A singularly stupid and arrogant president’s sneering remark that the US way of life is not negotiable leaves little room for democratic solution.

And this terrorism might not be confined to easily discounted decades at the other end of our Bottleneck century. Several recent scientific studies (soot in atmosphere, cloud creation in tropics) have suggested that there may be a time lag in the greenhouse effect of CO2 already in the atmosphere and consequent increase in the Earth’s temperature and these findings suggest that instead of a 2-6C increase in temperature over the next century the increase may be more than 10C.

A 2-6C rise in temperature would cause ecosystem dysfunction and increased species loss as well as direct damage to humans and their economies.

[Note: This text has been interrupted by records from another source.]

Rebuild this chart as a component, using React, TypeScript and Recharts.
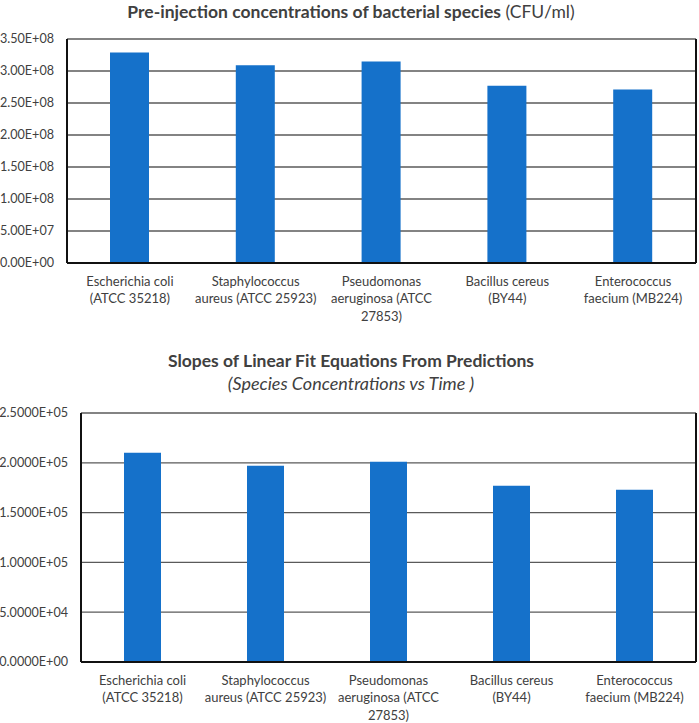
import React from 'react';
import { BarChart, Bar, XAxis, YAxis, CartesianGrid } from 'recharts';

// species shown on both charts (one label line per array entry)
const categoryLines = [
  ['Escherichia coli', '(ATCC 35218)'],
  ['Staphylococcus', 'aureus (ATCC 25923)'],
  ['Pseudomonas', 'aeruginosa (ATCC', '27853)'],
  ['Bacillus cereus', '(BY44)'],
  ['Enterococcus', 'faecium (MB224)'],
];
const categories = categoryLines.map((l) => l.join(' '));

// pre-injection concentrations (CFU/ml)
const concentrations = [3.29e8, 3.09e8, 3.15e8, 2.77e8, 2.71e8];
const concentrationTicks = [0, 5e7, 1e8, 1.5e8, 2e8, 2.5e8, 3e8, 3.5e8];

// slopes of linear fit equations
const slopes = [2.1e5, 1.97e5, 2.01e5, 1.77e5, 1.73e5];
const slopeTicks = [0, 5e4, 1e5, 1.5e5, 2e5, 2.5e5];

const FONT = 'Lato, "Open Sans", sans-serif';
const TEXT = '#404040';
const BLUE = '#1571CA';
const GRID = '#5a5a5a';
const FRAME = '#111';

const sci = (digits: number) => (v: number) => {
  const [m, e] = v.toExponential(digits).split('e');
  const sign = e[0] === '-' ? '-' : '+';
  const exp = e.replace(/[+-]/, '').padStart(2, '0');
  return `${m}E${sign}${exp}`;
};

const linesByName: Record<string, string[]> = {};
categories.forEach((c, i) => (linesByName[c] = categoryLines[i]));

const CategoryTick = (props: any) => {
  const { x, y, payload } = props;
  const lines = linesByName[payload.value] || [payload.value];
  return (
    <text x={x} y={y} textAnchor="middle" fill={TEXT} fontSize={13} fontFamily={FONT}>
      {lines.map((l, i) => (
        <tspan key={i} x={x} dy={i === 0 ? 22.8 : 17.5}>
          {l}
        </tspan>
      ))}
    </text>
  );
};

const concData = categories.map((name, i) => ({ name, value: concentrations[i] }));
const slopeData = categories.map((name, i) => ({ name, value: slopes[i] }));

const titleStyle: React.CSSProperties = {
  position: 'absolute',
  left: 0,
  width: 702,
  textAlign: 'center',
  fontFamily: FONT,
  color: TEXT,
  fontSize: 17.5,
  lineHeight: '22px',
  whiteSpace: 'nowrap',
};

type PanelProps = {
  data: { name: string; value: number }[];
  ticks: number[];
  digits: number;
  height: number;
  top: number;
  yWidth: number;
  barSize: number;
};

const Panel = ({ data, ticks, digits, height, top, yWidth, barSize }: PanelProps) => (
  <BarChart
    width={699}
    height={height}
    data={data}
    margin={{ top, right: 0, bottom: 0, left: 0 }}
  >
    <CartesianGrid vertical={false} stroke={GRID} strokeWidth={1.3} />
    <XAxis
      dataKey="name"
      height={61}
      interval={0}
      tickLine={false}
      tickSize={0}
      tickMargin={0}
      axisLine={{ stroke: FRAME, strokeWidth: 2 }}
      tick={<CategoryTick />}
    />
    <XAxis
      xAxisId="top"
      dataKey="name"
      orientation="top"
      height={0}
      tick={false}
      tickLine={false}
      axisLine={{ stroke: FRAME, strokeWidth: 2 }}
    />
    <YAxis
      width={yWidth}
      domain={[ticks[0], ticks[ticks.length - 1]]}
      ticks={ticks}
      interval={0}
      tickFormatter={sci(digits)}
      tickLine={false}
      tickSize={6}
      tickMargin={7}
      axisLine={{ stroke: FRAME, strokeWidth: 2 }}
      tick={{ fill: TEXT, fontSize: 12.6, fontFamily: FONT }}
    />
    <YAxis
      yAxisId="right"
      orientation="right"
      width={3}
      domain={[0, 1]}
      tick={false}
      tickLine={false}
      axisLine={{ stroke: FRAME, strokeWidth: 2 }}
    />
    <Bar dataKey="value" fill={BLUE} barSize={barSize} isAnimationActive={false} />
  </BarChart>
);

export default function App() {
  return (
    <div style={{ position: 'absolute', left: 0, top: 0, width: 699, height: 723, background: '#fff' }}>
      <div style={{ ...titleStyle, top: 1 }}>
        <b>Pre-injection concentrations of bacterial species</b> (CFU/ml)
      </div>
      <div style={{ position: 'absolute', left: 0, top: 0 }}>
        <Panel
          data={concData}
          ticks={concentrationTicks}
          digits={2}
          height={324}
          top={39}
          yWidth={67}
          barSize={39}
        />
      </div>
      <div style={{ ...titleStyle, top: 350 }}>
        <b>Slopes of Linear Fit Equations From Predictions</b>
      </div>
      <div style={{ ...titleStyle, top: 372, fontStyle: 'italic', fontSize: 18 }}>
        (Species Concentrations vs Time )
      </div>
      <div style={{ position: 'absolute', left: 0, top: 370 }}>
        <Panel
          data={slopeData}
          ticks={slopeTicks}
          digits={4}
          height={353}
          top={43}
          yWidth={81}
          barSize={37}
        />
      </div>
    </div>
  );
}
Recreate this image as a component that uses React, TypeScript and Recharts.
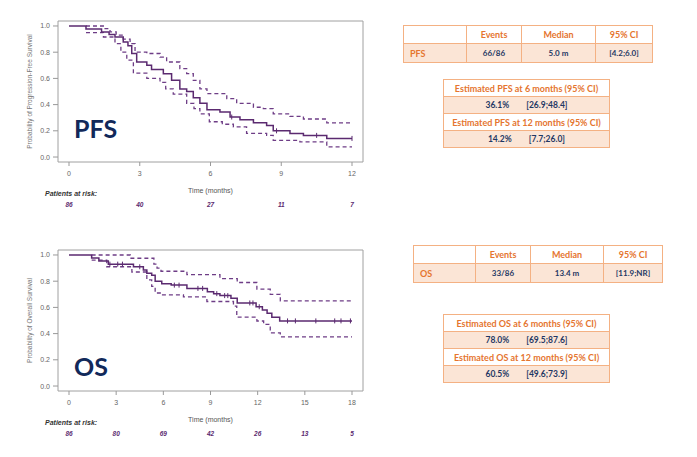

Widespread and catastrophic species extinction – almost certainly including humanity – would be the unthinkable consequence of a rapid rise of 10C or more.

Furthermore, the science quantifying this potential for human extinction will be available within several decades. If this grim prediction is confirmed but the American movers and shakers that control the world’s economy remain preoccupied with their own status quo success, frustrating what would have to be very radical and difficult economic and social restructuring anyway, the potential for terrorist action would be overwhelming.

One does not have to imagine burning SUVs or attacks against luxury apartment complexes, walled cities or schools in affluent neighborhoods.

In this worst possible scenario it is easy to see that terrorism is only a surface symptom of much deeper and more widespread injustice, a tactic of last resort. Mothers armed with suicidal explosive belts only occur when those who do have the power lack empathy and the vision to choose just paths for all.